The audit found the high-tech credit law and its subsequent amendments “lacked the means to measure the effectiveness and were silent as to the expectations of the Department of Taxation, which was tasked with implementing the tax credits.”
Act 221 allowed the most generous benefit: a 100 percent tax credit on investments of up to $2 million per company. That credit was eliminated in 2010, but the tax credits do not have a sunset date, meaning tax credit recipients can carry over unused credits indefinitely. And the state is still obligated to pay the tax credit claims.
Some technology experts criticized the state’s $1.7 billion figure as “ridiculous.”
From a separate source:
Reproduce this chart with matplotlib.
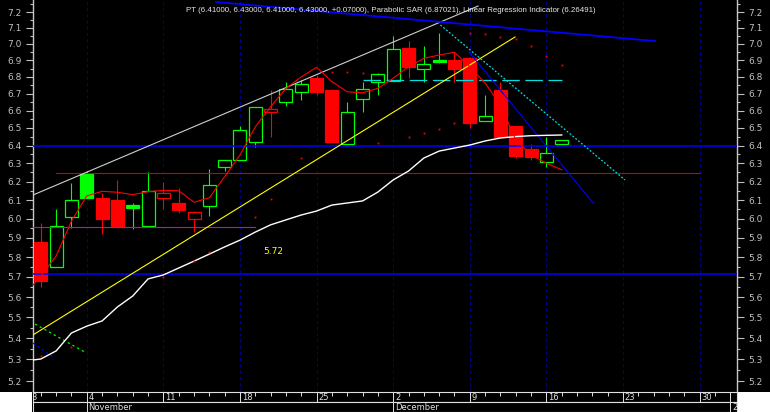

Regardless, the Tax Foundation of Hawaii says the tax credits in Act 221 were among the most expensive the state has ever enacted.
The high-tech tax credit seemed to benefit a wide range of companies. The report showed that performing arts companies invested $659.9 million in time to qualify for the credit; software companies invested $236 million; and “multiple activities and others” invested $440 million. It’s unclear whether the companies that have benefited from the high-tech credits still exist or will stay in the state after maxing out their credits — critical information to determine whether the credits spurred sustained high-tech growth in the state.
The tax department suggested that measuring the effectiveness of tax incentives should be undertaken by economists at the Department of Business, Economic Development and Tourism (DBEDT), according to the auditor’s report.
We agree. It shouldn’t fall on the tax department to make that assessment.
Lawmakers have taken some corrective steps. In reestablishing an income tax credit for qualified research in 2013, the credit was downsized to “provide support for scientific experimentation at 20 percent of qualified research expenditures.” Act 270 also directed DBEDT to work with the tax department to “study the effectiveness of the tax credit” and submit a report to the Legislature that includes the amount of tax credits claimed and total taxes paid by the qualified high-tech businesses and the numbers and types of jobs created by those businesses, among other statistics.
That kind of oversight should be standard for these kinds of tax credits. The tech sector likely benefited from years of generous tax breaks, but did Hawaii taxpayers benefit, too?
That’s the $1.7 billion question, and an answer is required.